どのような結果が出ても、認知の仕方次第で数値の意味合いが変わる。例えば、期待と異なるワードで反応したユーザーにインタビューしてみると、UI・UXや機能面も気に入ってくれていることがわかり、それはターゲットが外れているわけでも、訴求できていないということでもない。数値は重要ではあるがそれだけで判断することはせず、本質的なユーザー理解をしていきたいのだと。

マーケティングにおけるパートナーとして、今後AIR Designに期待することを尋ねた。
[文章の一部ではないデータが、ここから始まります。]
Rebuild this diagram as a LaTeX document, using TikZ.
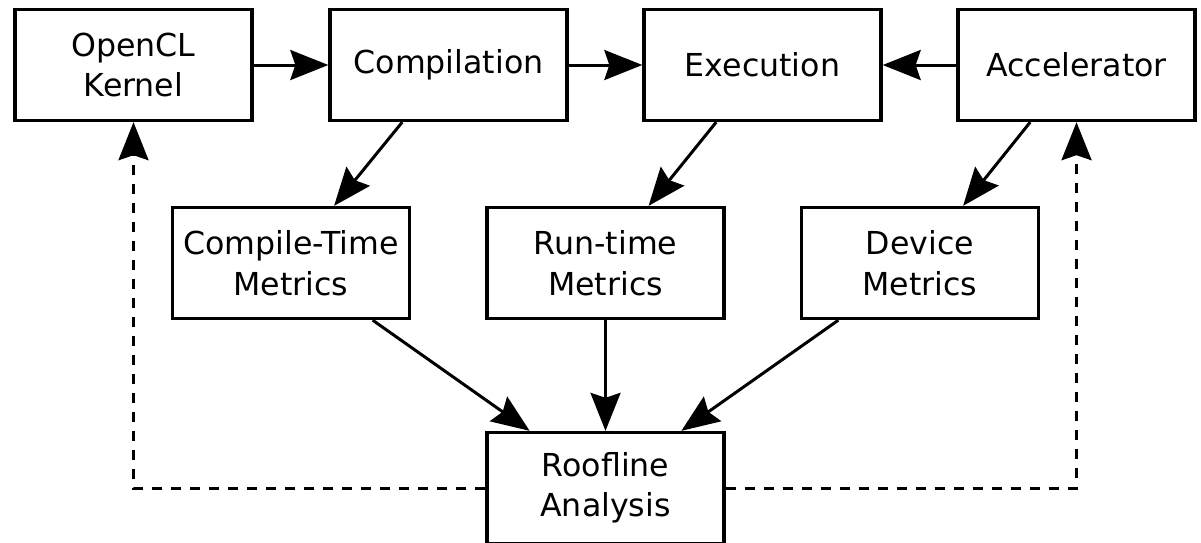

中井「施策の内容、打ち出し方や結果などをサマライズして、マップのような形で俯瞰して見られるようになるとさらに戦略がたてやすいですね。また、過去データを咀嚼した上で定期的にフィードバックをいただけるとより深いディスカッションができて、パートナー関係も今以上に強くなるように思います」

必要なのは、ビジョンと目的を見据えて戦略設計に貢献できるコミュニケーション。AIR Designも次のステージに上がるべくサービス改善を重ねていく。


テクノロジーでペインを解消する


最後に、Caratが目指す姿について代表の松本氏が話してくれた。

松本「“本来人がやらなくても良いことを人がやっている状態”にもどかしさを感じているんです。テクノロジーやAI技術を使って、ユーザーの時間や余裕を生み出せれば、多くの人がもっと輝ける。『人をより輝かせる』というビジョンには、そんな想いを込めています。」

誤解を恐れずに言えば、事業領域は限定しなくて良いと松本氏は語る。ユーザーに不満がある状態をテクノロジーでより良くする。そのためのサービスを提供することこそがCaratの存在意義であり、そのためにもマーケティングにより注力し、AIR Designチームと共にユーザー理解を深めていきたいのだと。

マーケティングにおいて、PDCAと改善のスピードを上げながら、目の前の数字を追うだけでなく、ユーザーを本質的に理解していく。そんなCaratにAIR Designも伴走しながら、事業を中長期的な成長スパイラルに導き、共にビジョンの実現を目指していきたい。